Minister for Specialized Healthcare & Medical Education
- Incumbent
- Assumed office 6 March 2024
- Chief Minister: Maryam Nawaz
- In office 28 November 2016 – 31 May 2018
- Chief Minister: Shehbaz Sharif

Provincial Minister of Health
- In office April 2022 – July 2022
- Chief Minister: Hamza Shahbaz

Advisor to the Chief Minister for Health
- In office 13 November 2013 – 26 November 2016
- Chief Minister: Shehbaz Sharif

Special Assistant to Chief Minister for Health
- In office 8 February 2012 – 20 March 2013
- Chief Minister: Shehbaz Sharif

Member of the Provincial Assembly of the Punjab
- Incumbent
- Assumed office 24 February 2024
- Constituency: PP-153 Lahore-IX
- In office 15 August 2018 – 14 January 2023
- Constituency: PP-157 Lahore-XIV
- In office 2 September 2013 – 31 May 2018
- Constituency: PP-142 (Lahore-VI)
- In office 9 April 2008 – 20 March 2013
- Constituency: PP-142 (Lahore-VI)

Personal details
- Born: 16 February 1965 (age 61) Lahore, Punjab, Pakistan
- Party: PMLN (2008-present)
- Relations: Khawaja Saad Rafique (brother) Ghazala Saad Rafique (sister-in-law)
- Parent: Begum Farhat Rafique (mother)

= Khawaja Salman Rafique =

Pakistani politician

Khawaja Salman Rafique is a Pakistani politician who is currently serving as Minister of Specialized Health in Chief Minister Maryam Nawaz's cabinet. He has previously served in Chief Minister Shehbaz Sharif cabinet as Minister for Specialized Health and he also has served as Advisor and Special Assistant for Health. He is a member of the Provincial Assembly of the Punjab since 2024 and was before that from April 2008 to March 2013, from September 2013 to May 2018 and from August 2018 to January 2023. He also served as Minister in Chief Minister Hamza Shahbaz Cabinet. He was one of the main key figures in handling dengue in 2010.

==Early life and family==
He was born on 16 February 1965.

He earned his BE degree in Mechanical Engineering from the University of Engineering & Technology, Lahore in 1990.
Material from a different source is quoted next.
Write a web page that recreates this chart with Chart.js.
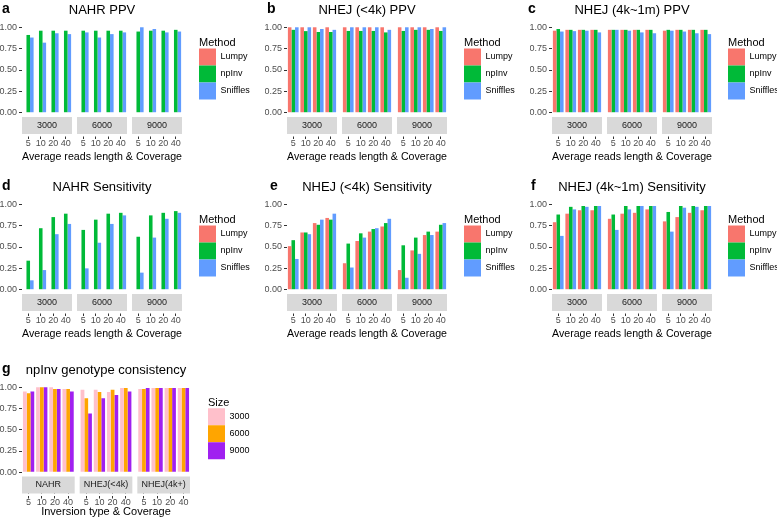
<!DOCTYPE html>
<html>
<head>
<meta charset="utf-8">
<script src="https://cdn.jsdelivr.net/npm/chart.js@4.4.1/dist/chart.umd.min.js"></script>
<style>
  html, body { margin: 0; padding: 0; background: #fff; overflow: hidden; }
  body { width: 777px; height: 522px; position: relative; }
  canvas { position: absolute; }
</style>
</head>
<body>
<script>
// categories
const coverage = ["5", "10", "20", "40"];
const readLengths = ["3000", "6000", "9000"];
const inversionTypes = ["NAHR", "NHEJ(<4k)", "NHEJ(4k+)"];
const methods = ["Lumpy", "npInv", "Sniffles"];
const methodColors = ["#F8766D", "#00BA38", "#619CFF"];
const sizes = ["3000", "6000", "9000"];
const sizeColors = ["#FFC0CB", "#FFA500", "#A020F0"];
const yTicks = [0, 0.25, 0.5, 0.75, 1];

// one row per facet, one value per coverage
// a: NAHR PPV
const nahrPpvLumpy = [[null, null, null, null], [null, null, null, null], [null, null, null, null]];
const nahrPpvNpInv = [[0.91, 0.96, 0.96, 0.96], [0.96, 0.96, 0.96, 0.96], [0.95, 0.96, 0.96, 0.97]];
const nahrPpvSniffles = [[0.88, 0.82, 0.93, 0.92], [0.94, 0.88, 0.92, 0.94], [1.00, 0.98, 0.94, 0.95]];
// b: NHEJ (<4k) PPV
const shortPpvLumpy = [[1.00, 1.00, 1.00, 1.00], [1.00, 1.00, 1.00, 1.00], [1.00, 1.00, 1.00, 1.00]];
const shortPpvNpInv = [[0.97, 0.955, 0.945, 0.945], [0.957, 0.957, 0.957, 0.94], [0.957, 0.97, 0.97, 0.957]];
const shortPpvSniffles = [[1.00, 1.00, 0.98, 0.97], [1.00, 1.00, 1.00, 0.97], [1.00, 1.00, 0.98, 1.00]];
// c: NHEJ (4k~1m) PPV
const longPpvLumpy = [[0.96, 0.97, 0.97, 0.97], [0.97, 0.97, 0.97, 0.97], [0.96, 0.97, 0.97, 0.97]];
const longPpvNpInv = [[0.98, 0.97, 0.97, 0.97], [0.97, 0.97, 0.97, 0.97], [0.97, 0.97, 0.97, 0.97]];
const longPpvSniffles = [[0.95, 0.955, 0.96, 0.94], [0.97, 0.96, 0.94, 0.93], [0.96, 0.95, 0.93, 0.92]];
// d: NAHR Sensitivity
const nahrSensLumpy = [[null, null, null, null], [null, null, null, null], [null, null, null, null]];
const nahrSensNpInv = [[0.34, 0.72, 0.85, 0.89], [0.70, 0.82, 0.89, 0.90], [0.62, 0.87, 0.90, 0.92]];
const nahrSensSniffles = [[0.11, 0.23, 0.65, 0.77], [0.25, 0.55, 0.77, 0.87], [0.20, 0.61, 0.83, 0.90]];
// e: NHEJ (<4k) Sensitivity
const shortSensLumpy = [[0.51, 0.67, 0.78, 0.84], [0.31, 0.57, 0.68, 0.74], [0.23, 0.46, 0.64, 0.68]];
const shortSensNpInv = [[0.58, 0.67, 0.76, 0.82], [0.54, 0.66, 0.71, 0.78], [0.52, 0.61, 0.68, 0.76]];
const shortSensSniffles = [[0.36, 0.65, 0.82, 0.89], [0.26, 0.61, 0.72, 0.83], [0.14, 0.42, 0.64, 0.78]];
// f: NHEJ (4k~1m) Sensitivity
const longSensLumpy = [[0.79, 0.89, 0.93, 0.93], [0.83, 0.89, 0.90, 0.94], [0.80, 0.85, 0.90, 0.93]];
const longSensNpInv = [[0.88, 0.97, 0.98, 0.98], [0.88, 0.98, 0.98, 0.98], [0.91, 0.98, 0.98, 0.98]];
const longSensSniffles = [[0.63, 0.94, 0.97, 0.98], [0.70, 0.94, 0.98, 0.98], [0.68, 0.96, 0.97, 0.98]];
// g: npInv genotype consistency (facets = inversion type)
const consistency3000 = [[0.95, 1.00, 1.00, 0.98], [0.97, 0.97, 0.945, 0.99], [0.98, 0.99, 0.99, 0.99]];
const consistency6000 = [[0.93, 1.00, 0.98, 0.98], [0.87, 0.945, 0.97, 0.99], [0.98, 0.99, 0.99, 0.99]];
const consistency9000 = [[0.95, 1.00, 0.98, 0.95], [0.69, 0.87, 0.91, 0.95], [0.99, 0.99, 0.99, 0.99]];

Chart.defaults.font.family = "'Liberation Sans', Arial, sans-serif";
Chart.defaults.color = "#4D4D4D";

const readsTitle = "Average reads length & Coverage";
const panels = [
  { tag: "a", tagX: 2, title: "NAHR PPV", left: 0, top: 0, padL: 0, plotW: 160, legendGap: 17,
    facets: readLengths, groups: methods, colors: methodColors, legendTitle: "Method", legendW: 56,
    xTitle: readsTitle, titleTop: 3, values: [nahrPpvLumpy, nahrPpvNpInv, nahrPpvSniffles] },
  { tag: "b", tagX: 9, title: "NHEJ (<4k) PPV", left: 258, top: 0, padL: 7, plotW: 160, legendGap: 17,
    facets: readLengths, groups: methods, colors: methodColors, legendTitle: "Method", legendW: 56,
    xTitle: readsTitle, titleTop: 3, values: [shortPpvLumpy, shortPpvNpInv, shortPpvSniffles] },
  { tag: "c", tagX: 10, title: "NHEJ (4k~1m) PPV", left: 518, top: 0, padL: 12, plotW: 160, legendGap: 16,
    facets: readLengths, groups: methods, colors: methodColors, legendTitle: "Method", legendW: 56,
    xTitle: readsTitle, titleTop: 3, values: [longPpvLumpy, longPpvNpInv, longPpvSniffles] },
  { tag: "d", tagX: 2, title: "NAHR Sensitivity", left: 0, top: 177, padL: 0, plotW: 160, legendGap: 17,
    facets: readLengths, groups: methods, colors: methodColors, legendTitle: "Method", legendW: 56,
    xTitle: readsTitle, titleTop: 3, values: [nahrSensLumpy, nahrSensNpInv, nahrSensSniffles] },
  { tag: "e", tagX: 12, title: "NHEJ (<4k) Sensitivity", left: 258, top: 177, padL: 7, plotW: 160, legendGap: 17,
    facets: readLengths, groups: methods, colors: methodColors, legendTitle: "Method", legendW: 56,
    xTitle: readsTitle, titleTop: 3, values: [shortSensLumpy, shortSensNpInv, shortSensSniffles] },
  { tag: "f", tagX: 13, title: "NHEJ (4k~1m) Sensitivity", left: 518, top: 177, padL: 12, plotW: 160, legendGap: 16,
    facets: readLengths, groups: methods, colors: methodColors, legendTitle: "Method", legendW: 56,
    xTitle: readsTitle, titleTop: 3, values: [longSensLumpy, longSensNpInv, longSensSniffles] },
  { tag: "g", tagX: 2, title: "npInv genotype consistency", left: 0, top: 360, padL: 0, plotW: 168, legendGap: 18,
    facets: inversionTypes, groups: sizes, colors: sizeColors, legendTitle: "Size", legendW: 48,
    xTitle: "Inversion type & Coverage", titleTop: -1.5, values: [consistency3000, consistency6000, consistency9000] }
];

// grey facet strips under the panels, plus the panel tag
const stripPlugin = {
  id: "strips",
  afterDraw(chart, args, opts) {
    const ctx = chart.ctx;
    const area = chart.chartArea;
    ctx.save();
    opts.labels.forEach((label, i) => {
      const s = chart.scales["f" + i];
      ctx.fillStyle = "#FFFFFF";
      ctx.fillRect(s.left, area.bottom + 17, s.width, 2.5);
      ctx.fillStyle = "#D9D9D9";
      ctx.fillRect(s.left, area.bottom, s.width, 17);
      ctx.fillStyle = "#1A1A1A";
      ctx.font = "9px 'Liberation Sans', Arial, sans-serif";
      ctx.textAlign = "center";
      ctx.textBaseline = "middle";
      ctx.fillText(label, (s.left + s.right) / 2, area.bottom + 8.5);
    });
    ctx.fillStyle = "#000000";
    ctx.font = "bold 14px 'Liberation Sans', Arial, sans-serif";
    ctx.textAlign = "left";
    ctx.textBaseline = "alphabetic";
    ctx.fillText(opts.tag, opts.tagX, 13);
    ctx.restore();
  }
};

panels.forEach(p => {
  const gap = 5;
  const facetW = (p.plotW - 2 * gap) / 3;
  const canvas = document.createElement("canvas");
  canvas.width = p.padL + 22 + p.plotW + p.legendGap + p.legendW;
  canvas.height = 163 + p.titleTop;
  canvas.style.left = p.left + "px";
  canvas.style.top = p.top + "px";
  document.body.appendChild(canvas);

  const scales = {
    y: {
      type: "linear", position: "left", min: -0.05, max: 1.05, offset: false,
      afterBuildTicks: s => { s.ticks = yTicks.map(v => ({ value: v })); },
      afterFit: s => { s.width = 22; },
      grid: { drawOnChartArea: false, offset: false, tickLength: 3, color: "#333333" },
      border: { display: false },
      ticks: { padding: 2, color: "#4D4D4D", font: { size: 9 }, callback: v => v.toFixed(2) }
    }
  };
  // each facet is its own category axis, laid side by side in one bottom stack
  p.facets.forEach((name, i) => {
    scales["f" + i] = {
      type: "category", axis: "x", position: "bottom", stack: "facets", stackWeight: facetW,
      labels: coverage, offset: true,
      grid: { display: true, drawOnChartArea: false, offset: false, tickLength: 22, color: "#333333" },
      border: { display: false },
      ticks: { autoSkip: false, maxRotation: 0, padding: -1, color: "#4D4D4D", font: { size: 9, lineHeight: 1.2 } }
    };
    if (i < 2) {
      scales["gap" + i] = { type: "linear", axis: "x", position: "bottom", stack: "facets", stackWeight: gap, display: false };
    }
  });
  scales.gapR = {
    type: "linear", axis: "y", position: "right", display: true, offset: false,
    grid: { display: false }, ticks: { display: false }, border: { display: false },
    afterFit: s => { s.width = p.legendGap; }
  };

  const datasets = [];
  p.facets.forEach((name, i) => {
    p.groups.forEach((g, j) => {
      datasets.push({
        label: g, data: p.values[j][i], backgroundColor: p.colors[j], indexAxis: "x",
        xAxisID: "f" + i, yAxisID: "y", categoryPercentage: 0.857, barPercentage: 1
      });
    });
  });

  new Chart(canvas, {
    type: "bar",
    data: { datasets: datasets },
    plugins: [stripPlugin],
    options: {
      // datasets keep indexAxis "x"; the chart-level "y" stops bars on different facet axes from sharing slots
      indexAxis: "y",
      responsive: false,
      devicePixelRatio: 1,
      animation: false,
      events: [],
      layout: { padding: { left: p.padL, top: 0, right: 0, bottom: 0 } },
      scales: scales,
      plugins: {
        strips: { labels: p.facets, tag: p.tag, tagX: p.tagX },
        tooltip: { enabled: false },
        title: {
          display: true, text: p.title, position: "top", fullSize: false, color: "#000000",
          font: { size: 13, weight: "normal", lineHeight: 1.2 }, padding: { top: 2.2, bottom: 5.2 }
        },
        subtitle: {
          display: true, text: p.xTitle, position: "bottom", fullSize: false, color: "#000000",
          font: { size: 11, weight: "normal", lineHeight: 1.2 }, padding: { top: p.titleTop, bottom: 2 }
        },
        legend: {
          display: true, position: "right", align: "center", fullSize: false, maxWidth: p.legendW,
          labels: {
            boxWidth: 17, boxHeight: 17, padding: 0, color: "#000000", font: { size: 9 },
            filter: item => item.datasetIndex < p.groups.length
          },
          title: {
            display: true, text: p.legendTitle, color: "#000000", position: "start",
            font: { size: 11, lineHeight: 1 }, padding: { top: -3, bottom: 0 }
          }
        }
      }
    }
  });
});
</script>
</body>
</html>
He is the younger brother of Khawaja Saad Rafique. His father Khawaja Muhammad Rafique was a politician, a Pakistan Movement activist and later an opposition leader to PM Zulfikar Ali Bhutto. He was murdered in 1972 and the family blamed Bhutto. His mother Begum Farhat Rafique was also elected member of Provincial Assembly of Punjab in 1985.

==Political career==
He was elected to the Provincial Assembly of the Punjab as a candidate of Pakistan Muslim League (N) (PML-N) from Constituency PP-142 (Lahore-VI) in 2008 Pakistani general election. He served as Special Assistant to Chief Minister of Punjab on Health.

He was re-elected to the Provincial Assembly of the Punjab as a candidate of PML-N from Constituency PP-142 (Lahore-VI) in by-elections held in August 2013. In November 2013, he briefly served as Special Assistant to Chief Minister of Punjab on Health. In November 2016, he was inducted into the provincial cabinet of Chief Minister Shahbaz Sharif and was made Provincial Minister of Punjab for Specialized Healthcare and Medical Education.
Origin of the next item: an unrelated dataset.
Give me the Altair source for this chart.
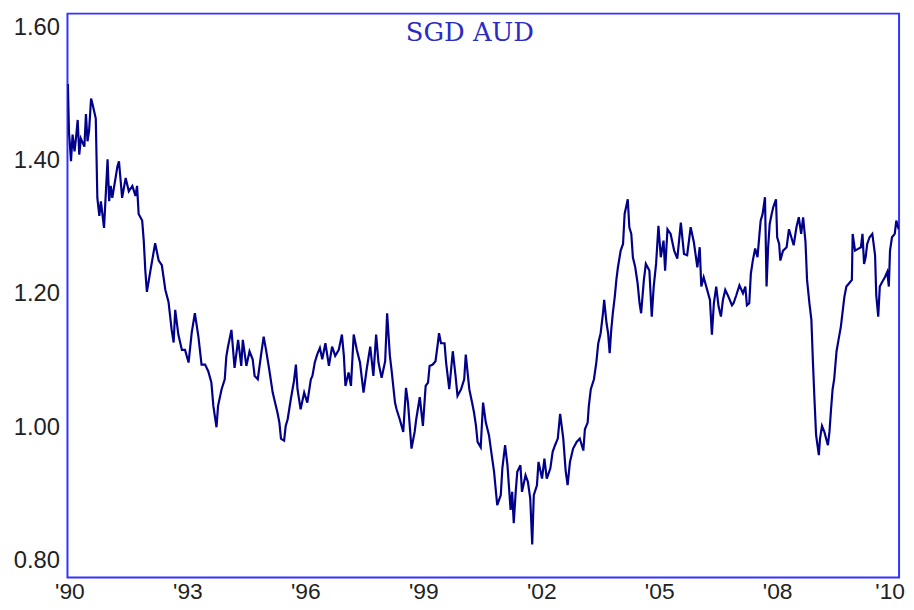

He was re-elected to Provincial Assembly of the Punjab as a candidate of PML-N from Constituency PP-157 (Lahore-XIV) in 2018 Pakistani general election.
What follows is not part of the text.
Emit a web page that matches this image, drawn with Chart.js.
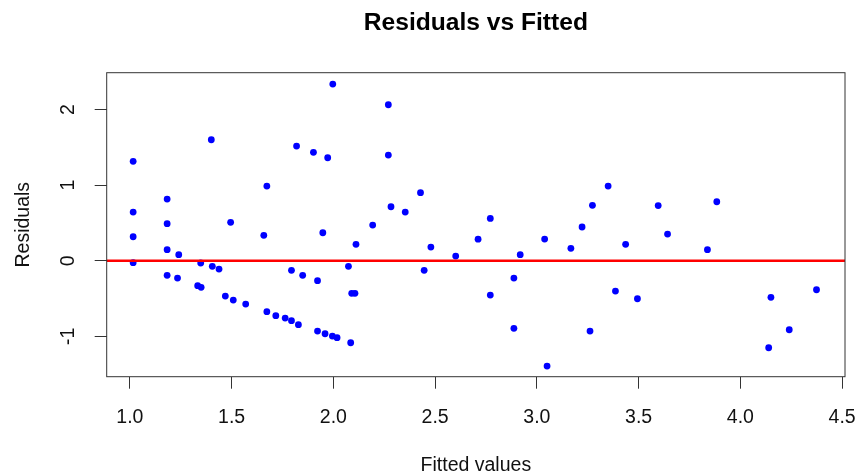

He was officially elected from the Punjab Assembly seat PP-153 Lahore-IX in the 2024 Punjab provincial election as a PML-N candidate. Following this he was chosen as Provincial Minister of Punjab for Specialized Healthcare and Medical Education for the second time, this time in the Maryam ministry. He was also handed the additional portfolio of the Punjab Emergency Services.